According to a further aspect of the invention, there is provided a fluid bearing mechanism, which comprises: a cylinder; a piston positioned inside the cylinder, having a side surface, end faces and a hollow interior formed therein side, said piston including small holes defined through the side surface for communicating the hollow interior with an exterior thereof; a one-way valve provided between the end face and the hollow interior of said piston, said one-way valve allowing a gas to flow in one direction only, wherein said one-way valve comprises: a cylindrical body provided in parallel with an axial direction of said piston; an abutting portion provided along an inner periphery of said cylindrical body, said abutting portion protruding inwardly, formed with a small communication hole in a substantial center thereof; and a plug body made of an elastic material, said plug body having a proximal end fixed to an aperture of said cylindrical body, including a ventilation groove for communicating an inside with an outside of said cylindrical body, and a distal end which is able to plug said small communication hole by abutting to said abutting portion.

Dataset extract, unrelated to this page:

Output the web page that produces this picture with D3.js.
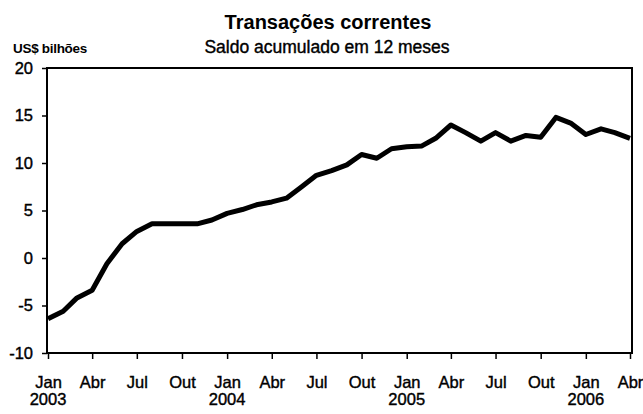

Accordingly, when the piston is moved to the compressing direction inside the cylinder, the plug body is elastically deformed due to the inner pressure of the cylinder and its inertia, so that the small communication hole is opened, thus allowing the gas inside the cylinder to flow from the small communication hole of the one-way valve, through the ventilation groove into the hollow interior of the piston, and then to flow through the small holes into the clearance between the piston and the cylinder. As a result, the clearance between the piston and the cylinder is maintained to keep them away from each other. On the other hand, when the piston inside the cylinder is moved to the expanding direction, the plug body is restored to its original shape so that the small communication hole is closed, whereby the gas is prevented from flowing out into the cylinder, through the hollow interior of the piston and the clearance between the piston and the cylinder.